Councillor Matt Bishop (L, Cinderford East) who put forward the motion said it was “abundantly evident” the cost of living crisis has impacted people’s finances. He said the council would call for the pay increase and for it to be funded by central government to avoid “bankrupting” councils.

“There’s a balance to get proper pay increases for local government workers without bankrupting councils and schools,” he said. Councillor Dave Wheeler (G, Newland and Sling), a former council employee, said local government officers have had to put up with increases of one or two per cent which is well below the levels of inflation.

He echoed the motion which highlighted the “ever increasing” workloads council officers face as well as job insecurity and increasing attacks from central government and others. “Staff are increasingly leaving the sector for better paid jobs elsewhere, for example in retail,” he said.

“I know people in the councils I’ve worked for who have left to go stacking shelves at Tesco because the remuneration is infinitely better and far less stressful. It is worth saying people in middle management in local government are well below the mean average salary in this country.”

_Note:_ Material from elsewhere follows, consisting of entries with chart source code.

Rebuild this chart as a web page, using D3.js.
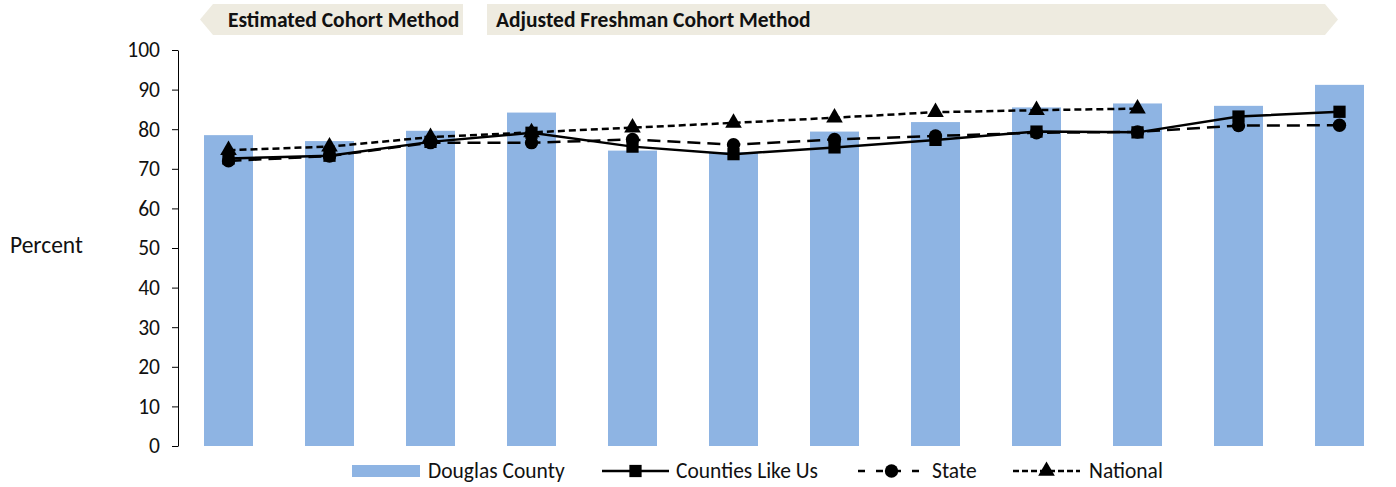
<!DOCTYPE html>
<html>
<head>
<meta charset="utf-8">
<script src="https://cdn.jsdelivr.net/npm/d3@7"></script>
<style>
  body { margin: 0; background: #fff; }
  svg text { font-family: Carlito, "Open Sans", sans-serif; fill: #111; }
</style>
</head>
<body>
<div id="chart"></div>
<script>
// cohort slots (no labels shown on the x axis)
var categories = ["c1", "c2", "c3", "c4", "c5", "c6", "c7", "c8", "c9", "c10", "c11", "c12"];
var douglas  = [78.5, 77.0, 79.6, 84.2, 74.6, 74.2, 79.4, 81.8, 85.5, 86.5, 85.9, 91.2];
var counties = [72.6, 73.3, 76.8, 79.1, 75.6, 73.7, 75.4, 77.3, 79.4, 79.2, 83.2, 84.4];
var state    = [72.0, 73.2, 76.6, 76.6, 77.4, 76.1, 77.4, 78.3, 79.1, 79.3, 80.9, 81.0];
var national = [74.7, 75.6, 78.0, 79.2, 80.4, 81.6, 82.9, 84.3, 84.8, 85.2, null, null];
var yTicks = [0, 10, 20, 30, 40, 50, 60, 70, 80, 90, 100];
var methods = ["Estimated Cohort Method", "Adjusted Freshman Cohort Method"];
var legendLabels = ["Douglas County", "Counties Like Us", "State", "National"];

var width = 1396, height = 487;
var barColor = "#8eb4e3";
var bannerColor = "#eeebe0";
var fontSize = "21.5px";

var svg = d3.select("#chart").append("svg")
    .attr("width", width)
    .attr("height", height);

var x = d3.scaleBand()
    .domain(categories)
    .range([178, 1390])
    .paddingInner(0.515)
    .paddingOuter(0.2575);

var y = d3.scaleLinear()
    .domain([0, 100])
    .range([446, 50]);

// method banners
var banners = [
    {label: methods[0], x0: 213, x1: 463, tip: 200, dir: "left", tx: 228},
    {label: methods[1], x0: 487, x1: 1325, tip: 1338, dir: "right", tx: 496}
];
var bTop = 4, bBot = 35, bMid = (bTop + bBot) / 2;
banners.forEach(function (b) {
    var pts;
    if (b.dir === "left") {
        pts = [[b.tip, bMid], [b.x0, bTop], [b.x1, bTop], [b.x1, bBot], [b.x0, bBot]];
    } else {
        pts = [[b.x0, bTop], [b.x1, bTop], [b.tip, bMid], [b.x1, bBot], [b.x0, bBot]];
    }
    svg.append("polygon")
        .attr("points", pts.map(function (p) { return p.join(","); }).join(" "))
        .attr("fill", bannerColor);
    svg.append("text")
        .attr("x", b.tx)
        .attr("y", bMid + 7)
        .style("font-size", fontSize)
        .style("font-weight", "bold")
        .text(b.label);
});

// y axis
var yAxis = svg.append("g")
    .attr("transform", "translate(178,0)")
    .call(d3.axisLeft(y).tickValues(yTicks).tickSize(6).tickPadding(12).tickSizeOuter(0));
yAxis.select(".domain").attr("stroke", "#000");
yAxis.selectAll(".tick line").attr("stroke", "#000");
yAxis.selectAll(".tick text")
    .style("font-size", fontSize)
    .attr("fill", "#111");

svg.append("text")
    .attr("x", 10)
    .attr("y", 253)
    .style("font-size", "23.5px")
    .text("Percent");

// bars
svg.append("g")
    .selectAll("rect")
    .data(douglas)
    .enter().append("rect")
    .attr("x", function (d, i) { return x(categories[i]); })
    .attr("y", function (d) { return y(d); })
    .attr("width", x.bandwidth())
    .attr("height", function (d) { return y(0) - y(d); })
    .attr("fill", barColor);

var cx = function (i) { return x(categories[i]) + x.bandwidth() / 2; };

var series = [
    {values: national, dash: "7,4", width: 2.5, marker: d3.symbolTriangle, size: 120},
    {values: state, dash: "13,7", width: 2.5, marker: d3.symbolCircle, size: 140},
    {values: counties, dash: null, width: 2.5, marker: d3.symbolSquare, size: 150}
];

series.forEach(function (s) {
    var line = d3.line()
        .defined(function (d) { return d != null; })
        .x(function (d, i) { return cx(i); })
        .y(function (d) { return y(d); });
    svg.append("path")
        .datum(s.values)
        .attr("d", line)
        .attr("fill", "none")
        .attr("stroke", "#000")
        .attr("stroke-width", s.width)
        .attr("stroke-dasharray", s.dash);
    svg.append("g")
        .selectAll("path")
        .data(s.values.map(function (d, i) { return {v: d, i: i}; })
            .filter(function (d) { return d.v != null; }))
        .enter().append("path")
        .attr("d", d3.symbol().type(s.marker).size(s.size))
        .attr("transform", function (d) {
            return "translate(" + cx(d.i) + "," + y(d.v) + ")";
        })
        .attr("fill", "#000");
});

// legend
var ly = 471;
var legend = svg.append("g");
legend.append("rect")
    .attr("x", 352).attr("y", ly - 6)
    .attr("width", 68).attr("height", 12)
    .attr("fill", barColor);
legend.append("text").attr("x", 428).attr("y", ly + 7)
    .style("font-size", fontSize).text(legendLabels[0]);

var legendLines = [
    {x0: 602, dash: null, width: 2.5, marker: d3.symbolSquare, size: 150, tx: 676, label: legendLabels[1]},
    {x0: 858, dash: "7,11", width: 2.5, marker: d3.symbolCircle, size: 140, tx: 932, label: legendLabels[2]},
    {x0: 1013, dash: "6,3", width: 2.5, marker: d3.symbolTriangle, size: 120, tx: 1089, label: legendLabels[3]}
];
legendLines.forEach(function (l) {
    legend.append("line")
        .attr("x1", l.x0).attr("x2", l.x0 + 67)
        .attr("y1", ly).attr("y2", ly)
        .attr("stroke", "#000")
        .attr("stroke-width", l.width)
        .attr("stroke-dasharray", l.dash);
    legend.append("path")
        .attr("d", d3.symbol().type(l.marker).size(l.size))
        .attr("transform", "translate(" + (l.x0 + 33.5) + "," + ly + ")")
        .attr("fill", "#000");
    legend.append("text").attr("x", l.tx).attr("y", ly + 7)
        .style("font-size", fontSize).text(l.label);
});
</script>
</body>
</html>
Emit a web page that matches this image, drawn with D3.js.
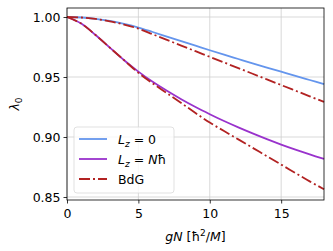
<!DOCTYPE html>
<html><head><meta charset="utf-8">
<script src="https://cdn.jsdelivr.net/npm/d3@7"></script>
<style>body{margin:0;background:#fff}svg{display:block;font-family:"DejaVu Sans",sans-serif}</style>
</head><body>
<script>
const xs = [0,1,2,3,4,5,6,7,8,9,10,11,12,13,14,15,16,17,18];
const lz0 = [1.000,0.9996,0.9985,0.9967,0.9942,0.9912,0.9875,0.9837,0.9799,0.9761,0.9723,0.9686,0.9650,0.9614,0.9579,0.9544,0.9509,0.9475,0.9441];
const bdgUpper = [1.000,0.9996,0.9984,0.9964,0.9937,0.9903,0.9856,0.9809,0.9762,0.9715,0.9668,0.9621,0.9574,0.9527,0.9480,0.9433,0.9386,0.9339,0.9292];
const lzN = [1.000,0.9945,0.9850,0.9745,0.9640,0.9545,0.9460,0.9385,0.9315,0.9250,0.9190,0.9133,0.9080,0.9030,0.8982,0.8937,0.8895,0.8855,0.8817];
const bdgLower = [1.000,0.9945,0.9850,0.9745,0.9640,0.9535,0.9447,0.9365,0.9283,0.9200,0.9120,0.9050,0.8980,0.8910,0.8840,0.8770,0.8700,0.8630,0.8565];
const xTicks = [0,5,10,15];
const yTicks = [0.85,0.90,0.95,1.00];

const W=333,H=251, m={l:67,r:9,t:8,b:51};
const svg=d3.select("body").append("svg").attr("width",W).attr("height",H);
const x=d3.scaleLinear().domain([0,18]).range([m.l,W-m.r]);
const y=d3.scaleLinear().domain([0.8475,1.0075]).range([H-m.b,m.t]);

// grid
svg.append("g").selectAll("line").data(xTicks).join("line")
 .attr("x1",d=>x(d)).attr("x2",d=>x(d)).attr("y1",m.t).attr("y2",H-m.b)
 .attr("stroke","#cfcfcf").attr("stroke-width",0.8);
svg.append("g").selectAll("line").data(yTicks).join("line")
 .attr("y1",d=>y(d)).attr("y2",d=>y(d)).attr("x1",m.l).attr("x2",W-m.r)
 .attr("stroke","#cfcfcf").attr("stroke-width",0.8);

const dash="11,3,2,3";
const line=arr=>d3.line().x((d,i)=>x(xs[i])).y(d=>y(d)).curve(d3.curveCatmullRom)(arr);
const g=svg.append("g");
g.append("path").attr("d",line(lz0)).attr("fill","none").attr("stroke","#6495ed").attr("stroke-width",1.8);
g.append("path").attr("d",line(lzN)).attr("fill","none").attr("stroke","#9932cc").attr("stroke-width",1.8);
g.append("path").attr("d",line(bdgUpper)).attr("fill","none").attr("stroke","#b22222").attr("stroke-width",1.8).attr("stroke-dasharray",dash);
g.append("path").attr("d",line(bdgLower)).attr("fill","none").attr("stroke","#b22222").attr("stroke-width",1.8).attr("stroke-dasharray",dash);

// axes
const xa=svg.append("g").attr("transform",`translate(0,${H-m.b})`).call(d3.axisBottom(x).tickValues(xTicks).tickSize(3.5).tickSizeOuter(0).tickFormat(d3.format("d")));
const ya=svg.append("g").attr("transform",`translate(${m.l},0)`).call(d3.axisLeft(y).tickValues(yTicks).tickSize(3.5).tickSizeOuter(0).tickFormat(d3.format(".2f")));
[xa,ya].forEach(a=>{a.selectAll("text").attr("font-size",12.5).attr("fill","#000").attr("font-family","DejaVu Sans");a.select(".domain").remove();a.selectAll("line").attr("stroke","#000").attr("stroke-width",0.8);});
xa.selectAll("text").attr("dy","0.95em");
ya.selectAll("text").attr("dy","0.35em");
svg.append("rect").attr("x",m.l).attr("y",m.t).attr("width",W-m.r-m.l).attr("height",H-m.b-m.t).attr("fill","none").attr("stroke","#000").attr("stroke-width",0.8);

// labels
const yl=svg.append("text").attr("transform",`translate(19,${(m.t+H-m.b)/2}) rotate(-90)`).attr("text-anchor","middle").attr("font-size",12.5);
yl.append("tspan").attr("font-style","italic").text("λ");
yl.append("tspan").attr("font-size",9).attr("dy",3).text("0");
const xl=svg.append("text").attr("x",(m.l+W-m.r)/2).attr("y",241).attr("text-anchor","middle").attr("font-size",12.5);
xl.append("tspan").attr("font-style","italic").text("gN");
xl.append("tspan").text(" [ħ");
xl.append("tspan").attr("font-size",9).attr("dy",-5).text("2");
xl.append("tspan").attr("dy",5).text("/");
xl.append("tspan").attr("font-style","italic").text("M");
xl.append("tspan").text("]");

// legend
const lg=svg.append("g").attr("transform","translate(74,127)");
lg.append("rect").attr("width",100).attr("height",66).attr("rx",3).attr("fill","#fff").attr("fill-opacity",0.8).attr("stroke","#d9d9d9").attr("stroke-width",0.8);
const items=[{c:"#6495ed",d:null,t:true},{c:"#9932cc",d:null,t:true},{c:"#b22222",d:dash,t:false}];
items.forEach((it,i)=>{
 const yy=12+i*20;
 lg.append("line").attr("x1",5).attr("x2",33).attr("y1",yy).attr("y2",yy).attr("stroke",it.c).attr("stroke-width",1.8).attr("stroke-dasharray",it.d);
 const t=lg.append("text").attr("x",44).attr("y",yy+4.5).attr("font-size",12.5);
 if(it.t){
  t.append("tspan").attr("font-style","italic").text("L");
  t.append("tspan").attr("font-style","italic").attr("font-size",9).attr("dy",3).text("z");
  if(i===0){t.append("tspan").attr("dy",-3).text(" = 0");}
  else{t.append("tspan").attr("dy",-3).text(" = ");t.append("tspan").attr("font-style","italic").text("N");t.append("tspan").text("ħ");}
 } else t.text("BdG");
});
</script>
</body></html>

Councillor Bernie O’Neill (Progressive Independents, Ruspidge), a former trade unionist, said he was well aware of problems over pay. “This has had a disproportionate impact on women. With women making up three quarters of the local government workforce. That just strikes a chord.”

He said it was vital that people are members of a trade union. Councillors voted to approve the motion by 27 votes in favour with two abstentions from the Conservative group.